• Task goal: Repeat exactly the lines running from the first line of the data to the line containing "groups = ['PCD', 'Control']", both ends included, and nothing else; drop the pictures.
----
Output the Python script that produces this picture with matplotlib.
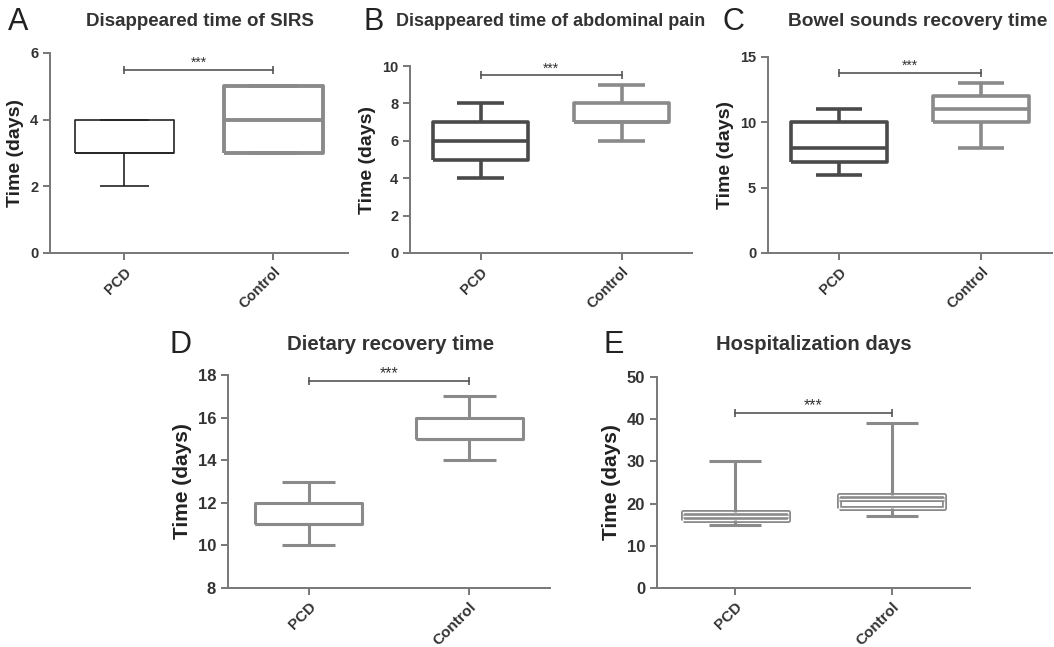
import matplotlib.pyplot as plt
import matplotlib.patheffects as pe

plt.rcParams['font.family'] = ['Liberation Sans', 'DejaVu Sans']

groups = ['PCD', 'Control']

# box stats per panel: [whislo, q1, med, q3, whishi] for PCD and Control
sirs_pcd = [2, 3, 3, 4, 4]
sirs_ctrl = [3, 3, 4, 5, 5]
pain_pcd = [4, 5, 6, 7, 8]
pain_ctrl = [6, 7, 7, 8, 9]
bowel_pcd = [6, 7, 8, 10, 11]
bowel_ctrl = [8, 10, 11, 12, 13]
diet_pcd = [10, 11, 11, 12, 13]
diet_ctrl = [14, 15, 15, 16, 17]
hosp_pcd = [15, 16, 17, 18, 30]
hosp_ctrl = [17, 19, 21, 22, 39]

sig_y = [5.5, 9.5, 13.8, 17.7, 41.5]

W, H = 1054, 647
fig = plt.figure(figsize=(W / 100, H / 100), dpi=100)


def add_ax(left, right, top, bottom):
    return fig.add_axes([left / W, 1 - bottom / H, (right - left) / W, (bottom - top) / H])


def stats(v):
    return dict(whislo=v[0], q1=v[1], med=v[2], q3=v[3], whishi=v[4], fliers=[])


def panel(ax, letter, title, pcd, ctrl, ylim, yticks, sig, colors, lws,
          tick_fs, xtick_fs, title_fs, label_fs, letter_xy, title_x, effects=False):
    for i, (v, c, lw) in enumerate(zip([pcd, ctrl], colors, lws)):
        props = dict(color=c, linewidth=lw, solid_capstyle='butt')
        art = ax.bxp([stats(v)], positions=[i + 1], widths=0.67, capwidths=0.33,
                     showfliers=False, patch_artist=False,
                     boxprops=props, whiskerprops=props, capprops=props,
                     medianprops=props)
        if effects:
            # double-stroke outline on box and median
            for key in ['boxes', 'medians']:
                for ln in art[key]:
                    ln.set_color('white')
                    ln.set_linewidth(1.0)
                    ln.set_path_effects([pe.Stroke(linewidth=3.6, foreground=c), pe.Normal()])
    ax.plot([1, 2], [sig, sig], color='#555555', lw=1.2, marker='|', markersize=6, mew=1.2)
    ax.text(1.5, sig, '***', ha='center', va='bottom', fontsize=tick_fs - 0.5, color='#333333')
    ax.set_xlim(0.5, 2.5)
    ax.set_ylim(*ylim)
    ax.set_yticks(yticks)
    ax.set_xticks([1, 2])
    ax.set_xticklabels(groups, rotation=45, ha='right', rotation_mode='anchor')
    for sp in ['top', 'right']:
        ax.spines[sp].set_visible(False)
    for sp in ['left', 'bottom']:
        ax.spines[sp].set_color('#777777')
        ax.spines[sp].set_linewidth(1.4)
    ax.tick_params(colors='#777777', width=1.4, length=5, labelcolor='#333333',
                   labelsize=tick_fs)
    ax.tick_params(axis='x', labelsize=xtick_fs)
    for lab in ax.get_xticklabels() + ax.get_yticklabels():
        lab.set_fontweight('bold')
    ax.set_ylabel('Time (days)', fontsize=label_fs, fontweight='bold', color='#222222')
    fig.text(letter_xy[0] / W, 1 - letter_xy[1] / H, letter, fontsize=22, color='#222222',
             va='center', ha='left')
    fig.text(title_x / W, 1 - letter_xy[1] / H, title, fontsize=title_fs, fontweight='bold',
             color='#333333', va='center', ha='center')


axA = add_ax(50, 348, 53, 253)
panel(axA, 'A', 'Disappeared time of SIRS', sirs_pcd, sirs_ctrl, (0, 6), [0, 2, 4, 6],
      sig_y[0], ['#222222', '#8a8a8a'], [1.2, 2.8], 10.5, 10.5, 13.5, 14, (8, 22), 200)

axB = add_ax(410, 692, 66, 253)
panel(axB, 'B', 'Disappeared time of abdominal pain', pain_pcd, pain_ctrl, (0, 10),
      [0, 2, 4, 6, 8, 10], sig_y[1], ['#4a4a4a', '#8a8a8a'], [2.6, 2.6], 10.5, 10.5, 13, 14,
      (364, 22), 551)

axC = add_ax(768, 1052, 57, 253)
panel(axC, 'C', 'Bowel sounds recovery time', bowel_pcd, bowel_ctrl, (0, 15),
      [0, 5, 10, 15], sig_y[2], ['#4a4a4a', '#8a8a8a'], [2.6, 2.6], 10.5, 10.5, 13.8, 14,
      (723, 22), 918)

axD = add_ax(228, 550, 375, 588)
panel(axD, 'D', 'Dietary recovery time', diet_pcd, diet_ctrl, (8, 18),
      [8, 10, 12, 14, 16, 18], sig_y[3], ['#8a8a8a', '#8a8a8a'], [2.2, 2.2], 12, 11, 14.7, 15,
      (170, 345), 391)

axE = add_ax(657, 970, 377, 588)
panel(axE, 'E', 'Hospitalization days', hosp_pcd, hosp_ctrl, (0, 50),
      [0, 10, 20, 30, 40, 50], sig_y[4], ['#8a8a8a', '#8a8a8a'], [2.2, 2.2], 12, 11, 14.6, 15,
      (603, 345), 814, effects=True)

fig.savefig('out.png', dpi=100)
----
• Answer to this exercise:
Output the Python script that produces this picture with matplotlib.
import matplotlib.pyplot as plt
import matplotlib.patheffects as pe

plt.rcParams['font.family'] = ['Liberation Sans', 'DejaVu Sans']

groups = ['PCD', 'Control']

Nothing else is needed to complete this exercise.